Oggigiorno l’evidenza comincia ad esser tale per molti responsabili, non abbastanza sfortunatamente, né cui né altrove, che non si possa parlare di gestione delle risorse naturali separandole una dall’altra. Non posso pensare alle terre agricole senza osservare le spinte delle aree urbane per convertire quelle terre ad uso edilizio oppure industriale o artigianale. Ma nemmeno posso più evitare le crescenti pressioni del mondo ambientalista per non vedere sempre e solo la dimensione produttiva ma anche quella protettiva della biodiversità – di cui facciamo parte, occhio – per cui sia necessario pensare anche a proteggere degli spazi sia per uso ricreativo sia per uso delle future generazioni.
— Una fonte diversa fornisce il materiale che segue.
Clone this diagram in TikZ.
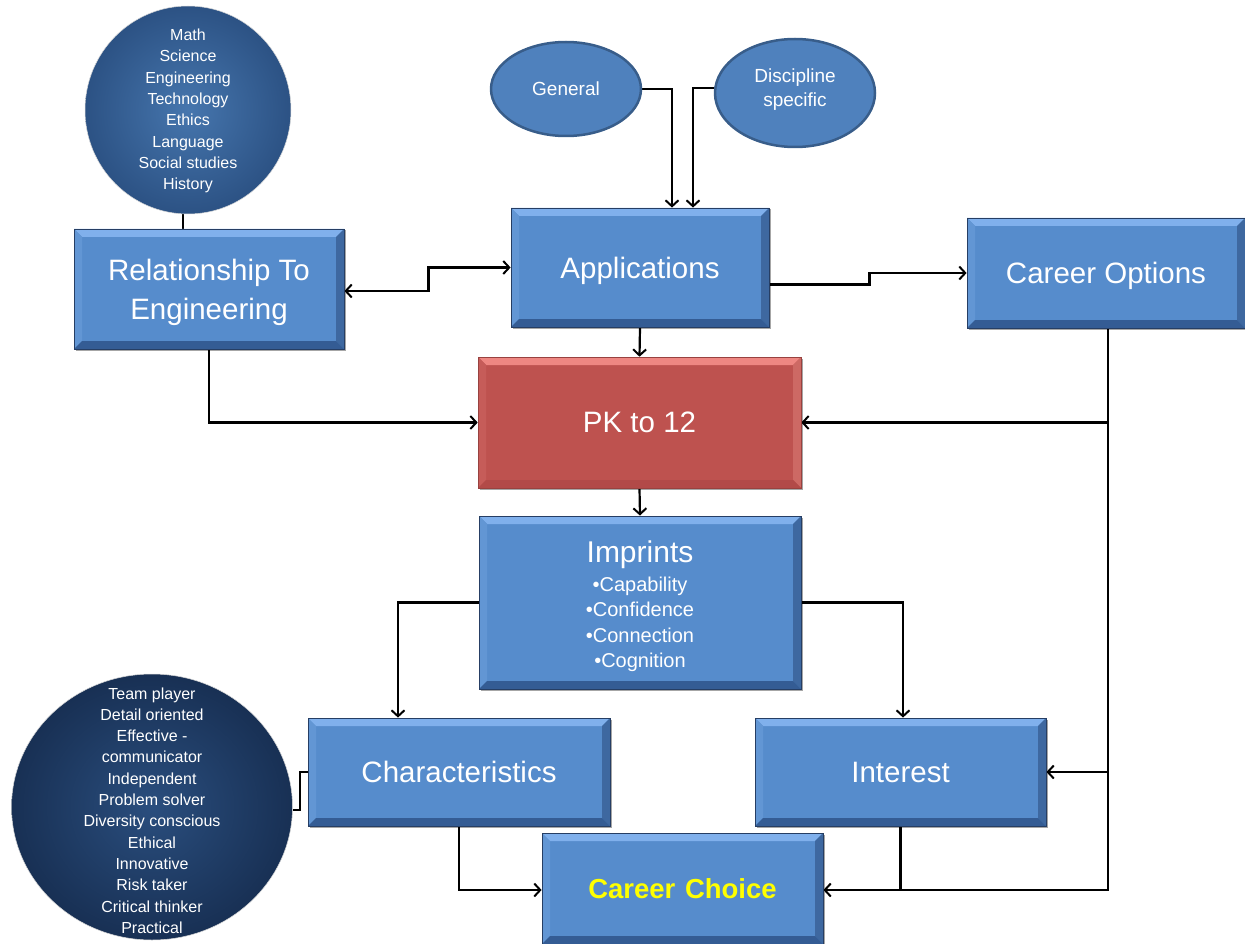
\documentclass[tikz,border=0pt]{standalone}
\usepackage{fontspec}
\setmainfont{Liberation Sans}
\usetikzlibrary{arrows.meta,backgrounds,shapes.geometric,shadows}

\definecolor{boxblue}{RGB}{86,140,204}
\definecolor{bevtop}{RGB}{128,176,236}
\definecolor{bevleft}{RGB}{98,150,212}
\definecolor{bevright}{RGB}{62,104,160}
\definecolor{bevbot}{RGB}{52,92,148}
\definecolor{boxedge}{RGB}{38,62,100}
\definecolor{pkred}{RGB}{190,82,79}
\definecolor{pktop}{RGB}{238,135,130}
\definecolor{pkleft}{RGB}{198,92,89}
\definecolor{pkright}{RGB}{205,105,100}
\definecolor{pkbot}{RGB}{178,74,72}
\definecolor{ellfill}{RGB}{79,129,189}
\definecolor{elledge}{RGB}{56,93,138}
\definecolor{circA}{RGB}{70,118,174}
\definecolor{circAedge}{RGB}{44,82,132}
\definecolor{circB}{RGB}{42,78,126}
\definecolor{circBedge}{RGB}{24,48,84}
\definecolor{careeryellow}{RGB}{255,255,0}

\newcommand{\bevelpp}[4]{%
 \coordinate (bnw) at (path picture bounding box.north west);
 \coordinate (bne) at (path picture bounding box.north east);
 \coordinate (bsw) at (path picture bounding box.south west);
 \coordinate (bse) at (path picture bounding box.south east);
 \fill[#1] (bnw) -- (bne) -- ([shift={(-8pt,-8pt)}]bne) -- ([shift={(8pt,-8pt)}]bnw) -- cycle;
 \fill[#2] (bnw) -- (bsw) -- ([shift={(8pt,8pt)}]bsw) -- ([shift={(8pt,-8pt)}]bnw) -- cycle;
 \fill[#3] (bne) -- (bse) -- ([shift={(-8pt,8pt)}]bse) -- ([shift={(-8pt,-8pt)}]bne) -- cycle;
 \fill[#4] (bsw) -- (bse) -- ([shift={(-8pt,8pt)}]bse) -- ([shift={(8pt,8pt)}]bsw) -- cycle;
}

\tikzset{
 boxbase/.style={rectangle, inner sep=0pt, text=white, align=center, text depth=0pt,
   font=\fontsize{29.5}{39}\selectfont,
   drop shadow={shadow xshift=1.5pt, shadow yshift=-1.5pt, opacity=0.35, fill=black}},
 bluebox/.style={boxbase, fill=boxblue, draw=boxedge, line width=0.8pt,
   path picture={\bevelpp{bevtop}{bevleft}{bevright}{bevbot}}},
 redbox/.style={boxbase, fill=pkred, draw=pkred!80!black, line width=0.6pt,
   path picture={\bevelpp{pktop}{pkleft}{pkright}{pkbot}}},
 topic/.style={ellipse, fill=ellfill, draw=elledge, line width=2.5pt, text=white,
   align=center, inner sep=0pt, font=\fontsize{19}{24}\selectfont},
 listcircle/.style={ellipse, inner sep=0pt, draw=white!70!gray, line width=0.5pt},
 listtext/.style={text=white, align=center, inner sep=0pt,
   font=\fontsize{16}{21.3}\selectfont},
 conn/.style={line width=2.2pt, black},
 arr/.style={conn, -{Straight Barb[length=6pt,width=13pt,line width=2pt]}},
 biarr/.style={conn, {Straight Barb[length=6pt,width=13pt,line width=2pt]}-{Straight Barb[length=6pt,width=13pt,line width=2pt]}},
}

\begin{document}
\begin{tikzpicture}[x=1pt,y=-1pt]
\useasboundingbox (0,0) rectangle (1245,944);

% circles and ellipses
\node[listcircle, minimum width=206pt, minimum height=208pt, inner color=circA, outer color=circAedge] (subj) at (188,110) {};
\node[listtext] (subjtext) at (188,111) {Math\\Science\\Engineering\\Technology\\Ethics\\Language\\Social studies\\History};

\node[listcircle, minimum width=281pt, minimum height=266pt, inner color=circB, outer color=circBedge] (traits) at (152,807) {};
\node[listtext] (traitstext) at (152,810.5) {Team player\\Detail oriented\\Effective -\\communicator\\Independent\\Problem solver\\Diversity conscious\\Ethical\\Innovative\\Risk taker\\Critical thinker\\Practical};

\node[topic, minimum width=150pt, minimum height=94pt] (gen) at (566,89) {General};
\node[topic, minimum width=160pt, minimum height=108pt] (disc) at (795,93) {};
\node[text=white, align=center, inner sep=0pt, font=\fontsize{19}{24}\selectfont] (disctext) at (795,89.5) {Discipline\\specific};

% boxes
\node[bluebox, minimum width=270pt, minimum height=120pt] (rel) at (209,289) {Relationship To\\Engineering};
\node[bluebox, minimum width=258pt, minimum height=119pt] (app) at (640,267.5) {Applications};
\node[bluebox, minimum width=278pt, minimum height=110pt] (opt) at (1106,273) {Career Options};
\node[redbox, minimum width=323pt, minimum height=131pt] (pk) at (639.5,422.5) {PK to 12};
\node[bluebox, minimum width=322pt, minimum height=173pt] (imp) at (640,602.5) {};
\node[text=white, inner sep=0pt, font=\fontsize{30}{32}\selectfont] (imptitle) at (640,555) {Imprints};
\node[text=white, align=center, inner sep=0pt, font=\fontsize{20}{25.4}\selectfont] (impbullets) at (640,624.5) {\textbullet Capability\\\textbullet Confidence\\\textbullet Connection\\\textbullet Cognition};
\node[bluebox, minimum width=302pt, minimum height=108pt] (chr) at (459,772) {Characteristics};
\node[bluebox, minimum width=291pt, minimum height=108pt] (int) at (900.5,772) {Interest};
\node[bluebox, minimum width=281pt, minimum height=111pt, text=careeryellow, font=\fontsize{27.5}{30}\selectfont\bfseries] (choice) at (682.5,888.5) {Career\hspace{0.35em}Choice};

% connectors
\begin{scope}[on background layer]
\draw[arr] (gen.east) -| ([xshift=32pt]app.north);
\draw[arr] ([yshift=5pt]disc.west) -| ([xshift=53pt]app.north);
\draw[conn] ([xshift=-5pt]subj.south) -- ([xshift=-5pt]subj.south |- rel.north);
\draw[biarr] ([yshift=-2pt]rel.east) -- ++(84,0) |- (app.west);
\draw[arr] ([yshift=-17pt]app.east) -- ++(100,0) |- (opt.west);
\draw[arr] (app.south) -- (pk.north);
\draw[arr] (rel.south) |- (pk.west);
\draw[arr] ([xshift=2pt]opt.south) |- ([yshift=-1.5pt]choice.east);
\draw[arr] ([xshift=2pt]opt.south |- pk.east) -- (pk.east);
\draw[arr] ([xshift=2pt]opt.south |- int.east) -- (int.east);
\draw[conn] (int.south) -- ([yshift=-1.5pt]int.south |- choice.east);
\draw[arr] (pk.south) -- (imp.north);
\draw[arr] (imp.west) -| ([xshift=-61pt]chr.north);
\draw[arr] (imp.east) -| ([xshift=2.5pt]int.north);
\draw[arr] (chr.south) |- ([yshift=-1.5pt]choice.west);
\draw[conn] ([yshift=-3pt]traits.east) -- ++(7,0) |- (chr.west);
\end{scope}
\end{tikzpicture}
\end{document}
Esempi di questa normalissima dialettica politica ne abbiamo a iosa, quindi nulla di speciale nel sottolinearlo qui. 

Ovviamente vorremmo tutti che in uno Stato nuovo si facesse tesoro degli insegnamenti altrui, ma alla fine siamo tutti figli di una stessa storia che ci fa guardare prima le cose più vicine, i nostri interessi immediati, piuttosto che gettare lo sguardo più lontano.

Su questa breccia, esistente e riconosciuta da tutti gli interlocutori, si potrebbe provare a intervenire, sia con le autorità nazionali (e in questo inserisco anche il mondo non governativo locale) sia con la comunità internazionale, donatori ed operatori, in modo da portare avanti una specie di moral suasion sull’importanza che la questione governance resti in alto nell’agenda di lavoro.

Possiamo proporre delle azioni tecniche mirate a migliorare certi aspetti legati alle risorse naturali, ma non dobbiamo dimenticare il quadro d’insieme, in modo da far sì che tutto si tenga, sia il tecnico che la visione d’assieme istituzionale, legale e politica alla fine. Cominciamo ad avere abbastanza elementi per riflettere su una vera strategia d’intervento. Speriamo riuscire a farla capire agli uni e agli altri. La demografia (e i bisogni crescenti di abitazioni, acqua, cibo..) da un lato e la diminuzione progressiva delle terre disponibili (qui si parla di un 1% all’anno che viene perso per l’insieme di ragioni precedenti, senza contare quelle internazioinali) rendono ogni giorno più urgente un intervento logico e coerente.